Proiettato al Cinema Aquila mercoledì 27 marzo alla presenza della regista Maura Delpero, Nadea e Sveta narra la storia di due donne emigrate in Italia dalla Moldavia. Il film ha vinto il Premio Cipputi come miglior film sul tema del lavoro al Torino Film Festival.
Nadea e Sveta, di Maura Delpero, Ita 2012, 62′
Soggetto e Sceneggiatura: Maura Delpero
Montaggio: Marcos Pastor e Ilaria Fraioli
Fotografia: Greta De Lazzaris e Pierpaolo Giarolo
Audio in presa diretta: Flavia Ripa
Produzione: Miramontefilm
Distribuito da: Fondazione Cineteca di Bologna
Interpreti: Nadejda Arvinte, Svetlana Stavinschi, Eloiza Clementina Stavinschi
Nadea e Sveta è un documentario di Maura Delpero presentato al Torino film festival e vincitore del premio Cipputi come miglior film sul tema del lavoro. Le due protagoniste sono due donne moldave emigrate in Italia per problemi economici. Nadea ha lasciato i figli ormai grandi, mentre Sveta ha dovuto affidare alla nonna la sua bambina.
Sveta, la più giovane, vive facendo le pulizie, Nadea ormai donna matura, fa la badante ad un’anziana donna con la quale abita. Le loro vite si intrecciano e rimangono consolidate da una forte amicizia che le permette di trascorrere la lontananza dalla propria terra con un’enorme fiducia nell’avvenire. Anche se le due donne vivono un’Italia non del tutto ostile, ma comunque “straniera”, i loro profondi bisogni esistenziali rimangono in Moldavia, assieme ai figli e ai progetti futuri.

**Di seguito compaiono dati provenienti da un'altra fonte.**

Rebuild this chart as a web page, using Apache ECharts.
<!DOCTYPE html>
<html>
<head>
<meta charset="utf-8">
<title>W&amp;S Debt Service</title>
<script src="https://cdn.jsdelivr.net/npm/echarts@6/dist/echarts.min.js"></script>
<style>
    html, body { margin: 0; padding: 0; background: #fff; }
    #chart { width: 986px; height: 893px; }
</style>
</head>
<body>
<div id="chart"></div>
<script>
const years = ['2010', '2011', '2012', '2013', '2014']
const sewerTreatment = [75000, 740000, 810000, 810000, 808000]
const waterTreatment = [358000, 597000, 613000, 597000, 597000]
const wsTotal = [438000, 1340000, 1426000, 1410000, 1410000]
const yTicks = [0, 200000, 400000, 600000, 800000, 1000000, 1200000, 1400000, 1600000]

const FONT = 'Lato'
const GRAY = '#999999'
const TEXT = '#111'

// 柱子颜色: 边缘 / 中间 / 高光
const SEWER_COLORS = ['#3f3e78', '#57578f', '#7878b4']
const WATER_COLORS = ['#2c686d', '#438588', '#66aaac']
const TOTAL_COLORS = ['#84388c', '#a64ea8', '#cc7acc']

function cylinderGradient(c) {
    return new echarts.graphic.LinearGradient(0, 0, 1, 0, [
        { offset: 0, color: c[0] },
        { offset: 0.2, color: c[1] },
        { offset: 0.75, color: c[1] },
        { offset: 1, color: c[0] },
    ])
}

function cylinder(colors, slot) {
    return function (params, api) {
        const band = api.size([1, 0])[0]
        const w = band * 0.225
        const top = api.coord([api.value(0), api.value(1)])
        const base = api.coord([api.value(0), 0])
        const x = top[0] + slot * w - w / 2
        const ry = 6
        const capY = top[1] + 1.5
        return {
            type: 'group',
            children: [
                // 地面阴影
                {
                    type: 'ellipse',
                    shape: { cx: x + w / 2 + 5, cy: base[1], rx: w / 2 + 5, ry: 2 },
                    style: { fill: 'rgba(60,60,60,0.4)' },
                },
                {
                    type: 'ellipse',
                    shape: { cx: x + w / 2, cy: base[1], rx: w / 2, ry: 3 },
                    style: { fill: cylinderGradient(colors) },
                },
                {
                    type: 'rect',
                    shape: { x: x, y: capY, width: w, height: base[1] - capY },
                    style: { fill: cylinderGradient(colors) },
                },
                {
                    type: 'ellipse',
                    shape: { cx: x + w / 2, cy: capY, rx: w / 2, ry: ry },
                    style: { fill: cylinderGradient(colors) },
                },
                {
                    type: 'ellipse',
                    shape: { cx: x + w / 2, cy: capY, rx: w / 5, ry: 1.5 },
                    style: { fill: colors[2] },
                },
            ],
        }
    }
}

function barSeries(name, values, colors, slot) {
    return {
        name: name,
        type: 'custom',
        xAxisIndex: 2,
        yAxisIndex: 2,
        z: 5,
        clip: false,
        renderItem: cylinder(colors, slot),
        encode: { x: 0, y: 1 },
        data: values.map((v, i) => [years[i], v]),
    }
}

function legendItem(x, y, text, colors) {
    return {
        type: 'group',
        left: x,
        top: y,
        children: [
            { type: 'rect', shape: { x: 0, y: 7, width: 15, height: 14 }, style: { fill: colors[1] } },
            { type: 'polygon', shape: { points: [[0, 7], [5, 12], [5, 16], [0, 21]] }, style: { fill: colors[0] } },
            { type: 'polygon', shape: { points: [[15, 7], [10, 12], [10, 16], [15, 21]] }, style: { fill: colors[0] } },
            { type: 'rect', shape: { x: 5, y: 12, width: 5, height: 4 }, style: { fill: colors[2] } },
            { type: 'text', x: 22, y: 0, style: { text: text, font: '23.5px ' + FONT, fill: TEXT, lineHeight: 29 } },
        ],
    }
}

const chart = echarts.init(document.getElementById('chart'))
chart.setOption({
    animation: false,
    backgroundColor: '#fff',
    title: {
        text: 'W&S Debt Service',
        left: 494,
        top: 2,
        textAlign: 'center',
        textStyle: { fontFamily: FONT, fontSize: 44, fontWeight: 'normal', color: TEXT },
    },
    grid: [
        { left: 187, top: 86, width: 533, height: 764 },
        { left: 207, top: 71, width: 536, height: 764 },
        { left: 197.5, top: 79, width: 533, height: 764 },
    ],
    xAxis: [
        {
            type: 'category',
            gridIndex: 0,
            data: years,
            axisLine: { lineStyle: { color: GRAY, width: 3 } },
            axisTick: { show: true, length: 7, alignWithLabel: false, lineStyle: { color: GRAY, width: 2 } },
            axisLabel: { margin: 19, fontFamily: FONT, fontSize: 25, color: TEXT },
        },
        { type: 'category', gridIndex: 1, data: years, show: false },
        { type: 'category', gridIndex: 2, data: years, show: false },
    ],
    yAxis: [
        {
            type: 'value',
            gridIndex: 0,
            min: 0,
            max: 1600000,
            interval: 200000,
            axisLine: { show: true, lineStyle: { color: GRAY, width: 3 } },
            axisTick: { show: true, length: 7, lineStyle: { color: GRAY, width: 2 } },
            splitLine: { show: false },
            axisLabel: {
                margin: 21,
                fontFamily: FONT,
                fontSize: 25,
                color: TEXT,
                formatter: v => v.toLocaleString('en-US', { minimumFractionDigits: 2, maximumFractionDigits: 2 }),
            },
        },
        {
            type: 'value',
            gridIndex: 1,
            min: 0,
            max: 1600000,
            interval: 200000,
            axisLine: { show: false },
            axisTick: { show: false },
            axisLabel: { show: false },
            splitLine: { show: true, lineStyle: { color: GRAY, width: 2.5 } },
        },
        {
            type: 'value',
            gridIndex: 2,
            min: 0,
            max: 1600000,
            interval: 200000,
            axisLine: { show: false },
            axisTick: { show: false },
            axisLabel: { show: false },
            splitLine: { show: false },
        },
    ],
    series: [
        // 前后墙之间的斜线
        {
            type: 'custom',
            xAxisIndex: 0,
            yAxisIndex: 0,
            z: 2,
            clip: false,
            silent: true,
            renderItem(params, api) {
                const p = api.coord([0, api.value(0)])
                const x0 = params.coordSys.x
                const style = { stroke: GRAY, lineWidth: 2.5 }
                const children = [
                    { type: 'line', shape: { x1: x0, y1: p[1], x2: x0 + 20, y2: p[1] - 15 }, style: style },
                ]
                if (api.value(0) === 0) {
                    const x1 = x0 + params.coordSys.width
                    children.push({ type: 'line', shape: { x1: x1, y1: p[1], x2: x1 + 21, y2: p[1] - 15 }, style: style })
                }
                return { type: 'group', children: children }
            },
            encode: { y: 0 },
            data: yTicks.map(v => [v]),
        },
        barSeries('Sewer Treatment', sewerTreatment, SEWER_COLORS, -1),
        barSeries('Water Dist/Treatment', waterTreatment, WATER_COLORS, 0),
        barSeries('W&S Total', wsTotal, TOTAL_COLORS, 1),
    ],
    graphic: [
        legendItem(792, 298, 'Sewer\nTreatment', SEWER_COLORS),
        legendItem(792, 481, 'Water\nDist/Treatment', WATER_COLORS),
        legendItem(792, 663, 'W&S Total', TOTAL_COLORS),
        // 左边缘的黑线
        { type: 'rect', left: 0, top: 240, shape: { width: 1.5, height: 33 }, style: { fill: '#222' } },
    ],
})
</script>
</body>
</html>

Quando Sveta riesce a ricevere i documenti necessari per tornare in Moldavia, dopo circa due anni e mezzo dall’ultima visita, avviene un doloroso momento di separazione. Nadea rimasta ormai sola a Bologna si sente strozzata dalla realtà. Nonostante ciò prova a sorridere ancora, condividendo le gioie dell’amica, continuando a comunicare con lei a distanza. Le loro vite si incontreranno ancora, fino a scambiarsi incredibilmente quasi come un rovescio di medaglia.
In Nadea e Sveta tutto è una silenziosa e fedele ricostruzione di storie, attimi e paesaggi dissonanti, distanti, caratterizzati e viziati da due orizzonti contingenti severamente separati dalla storia: le assolate periferie italiane che celano dietro i candidi tetti bolognesi un’alienazione e una nostalgia asfissiante e dall’altra parte i mastodontici e grigi palazzi Sovietici, contenitori di luci, nidi di fede e speranza.
Nel documentario si avverte una sottile ma lacerante tensione narrativa che affianca senza riserve ogni personaggio. La drammaticità viene dunque lasciata alla ri-costruzione dello spettatore attraverso dettagli e immagini capaci di svelare i profondi stati d’animo legati all’enorme potenza simbolica dei contesti sociali ed umani.
Sono dunque le movenze, le parole sussurrate, gli sguardi tra madre e figlia a dare una dimensione intima, valorizzata da una direzione documentaristica delicata e pacata, in grado di lasciare un importantissimo spazio alla fisicità dei personaggi.
Come ha gentilmente spiegato la regista Maura Delpero dopo la visione, la lunga frequentazione con le protagoniste durata diversi anni tra Bologna e la Moldavia, ha dato vita a un rapporto confidenziale di una naturalezza e spontaneità disarmante davanti alla macchina da presa.
E’ proprio questo il punto di forza dell’opera: un senso della reciprocità e della “con-divisione” ripreso senza filtri, lasciato libero di auto-manifestarsi e di aprirsi allo spettatore con un’autenticità che emana purezza.